Tous ces politiciens, ces grands patrons, ces stars, qui fraudent, qui dissimulent de l’argent sur des comptes off-shore, ce sont les mêmes qui nous expliquent que les temps sont durs, que les finances de l’État se portent mal et que nous devons nous serrer la ceinture. Ou bien ce sont les mêmes qui se prétendent « de gauche », combattants de la justice sociale, défenseurs de la veuve et de l’orphelin, comme Tony Blair ou Dominique Strauss-Kahn. Et pourtant, leurs actes démontrent, une fois de plus, que leurs beaux discours sont d’une hypocrisie inégalable : ils nous disent que l’État n’a plus d’argent pour payer les aides sociales, les écoles, les hôpitaux, etc, mais ils fraudent et contribuent ainsi à l’appauvrissement de l’État, qui les défend pourtant. Ils nous disent qu’il est nécessaire de lutter contre les inégalités sociales, mais ils fraudent et mettent leur fortune bien à l’abris pour éviter de payer quelque centime d’impôt que ce soit.
Les Pandora Papers, énième scandale après les lux leaks de 2014, après les Panama Papers de 2016, après les OpenLux de 2021, ne sont qu’une révélation supplémentaire. Ces révélations apportent de l’eau à notre moulin quand nous, comité de rédaction de Nouvelle Époque, disons qu’il est temps de balayer la maison, d’exproprier les expropriateurs, de reverser ce système. Car ce n’est pas en renforçant les mécanismes de contrôle ou en mettant quelques amandes à des fraudeurs qu’on réglera le fond du problème. C’est en changeant radicalement ce système, en permettant aux larges masses populaires de prendre le contrôle de l’économie, de l’organisation de la production afin de faire advenir un système réellement démocratique. De la même manière, le traitement médiatique de cette affaire démontre à quel point nous, Nouvelle Époque, avons raison de dénoncer le monopole capitaliste sur les médias : la couverture médiatique de ces révélations a été très faible, particulièrement dans le paysage audiovisuel.
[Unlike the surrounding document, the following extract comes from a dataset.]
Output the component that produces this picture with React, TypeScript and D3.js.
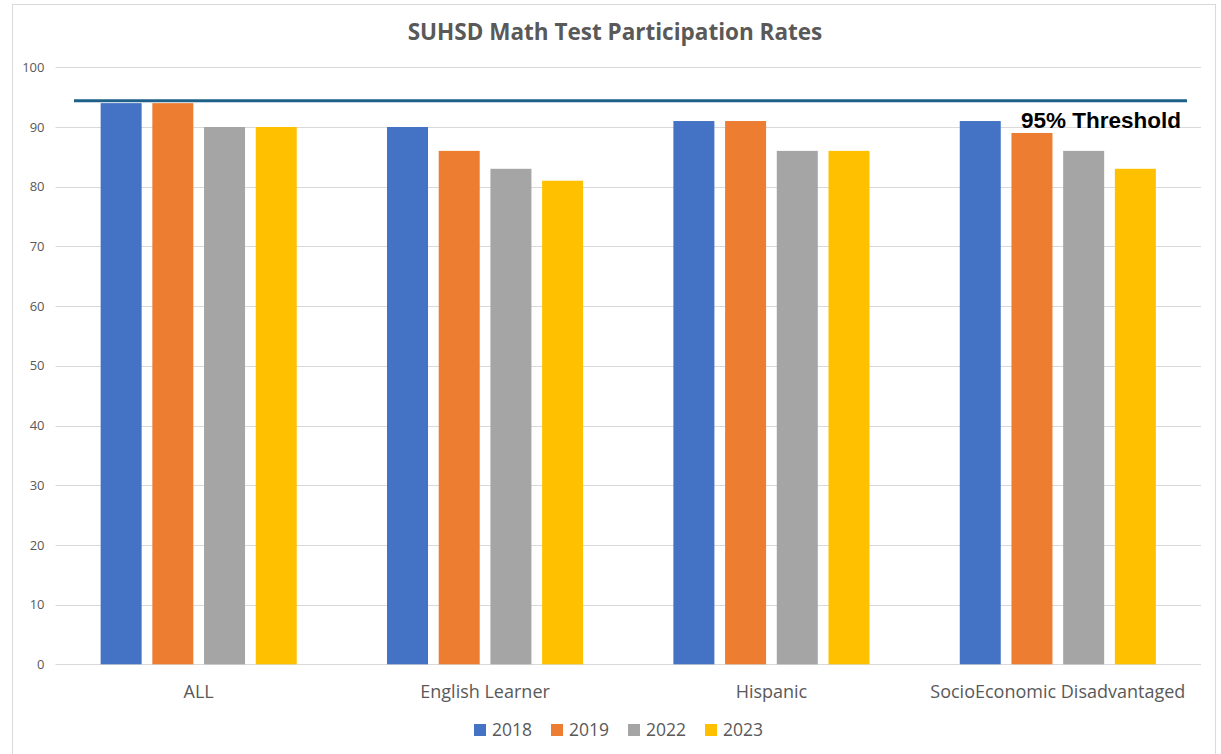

Qui a vu ce scandale à la une de son journal télévisé ? Cette affaire est-elle évoquée par tous les candidats à la mascarade électorale de 2022 ? Non, une fois de plus, grands médias et politiciens travaillent main dans la main pour nous convaincre que, au fond, le système dans lequel on vit n’est pas si mal.
Si le temps de l’étonnement est passé depuis bien longtemps, le temps de l’action, lui, se conjugue bien au présent.